Apple iTunes for example has more than 17,000 applications, of which more than 700 use some form of location technology. Similarly the Android Marketplace has seen a lot of creative location applications being launched on the G-1 phone. Devices which have new capabilities such as sensors (i.e., accelerometers, compass) are also spurring application developers to combine them with location technologies to develop location applications with better UI (user interface) and features.

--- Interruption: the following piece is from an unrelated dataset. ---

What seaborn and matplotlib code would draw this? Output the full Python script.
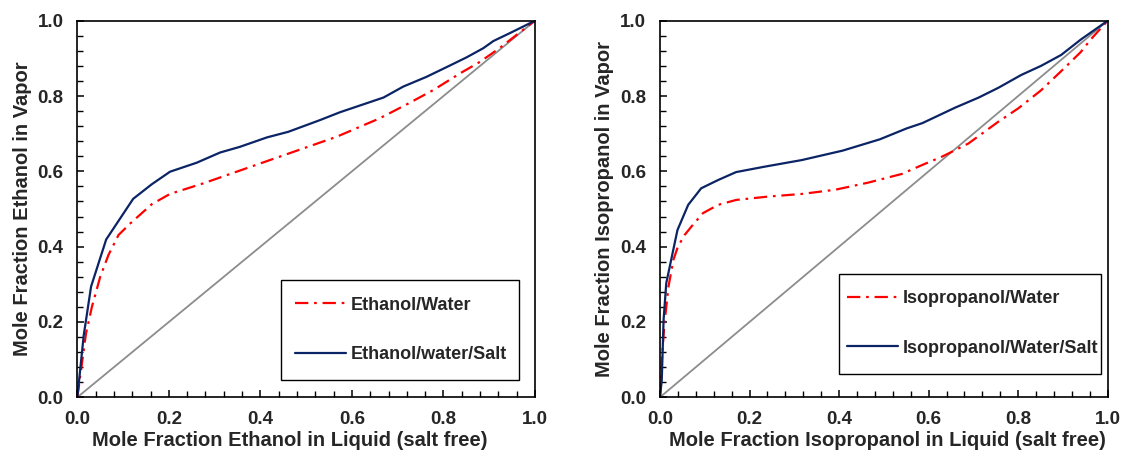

With this major push from the various OEMs, OS vendors, developers, and strong interest from the operator community to monetize location services or use them as a way to offer better differentiated services, the situation bodes well for Qualcomm. Qualcomm offers an integrated GPS solution into our chipset solutions, all the OEMs need to do to enable GPS is add just a few discrete components such as antennas, filters, resistors/capacitors and expose the software. The integrated GPS and wireless chipset offerings make it very easy for an OEM to enable GPS and to do so in a cost-effective and space efficient means for phones of many form factors.
Q:How do you see the future of location aware advertising?
A: Tailoring an individual’s exact location and preferences is the key driver for location based advertising. As mobile advertising matures, the ability of your phone to provide your exact location helps companies to hone in on the subscribers with a crisp, relevant and timely message, thereby improving their conversion rate. Industry analysts also expect that over time location based advertising could be one of the key drivers for the subsidisation of a variety of other premium location enhanced applications.
Q:How many years do you think it will be before ALL new mobile devices will carry GPS and LBS technology?
A:Today more than 50% of all smartphones are already being designed with GPS technology and in reviewing the market claims in the industry the following is what is being touted:
- Handsets are expected to make up a significant percentage of GPS devices by 2011 timeframe - ~600M GPS enabled handsets by 2011 out of a total of 1.5B handsets to be shipped (source: ABI, InStat)
- For 3G/3.5G, approximately 40% of all handsets to be shipped in 2011 are expected to be GPS enabled (source: IMS, InStat)
In addition, OS platforms such as Android, Apple OS, Blackberry, Symbian and Microsoft Windows Mobile, have all made location technologies a core part of their OS offerings. This is great news for the industry and for the mass adoption of LBS-based services.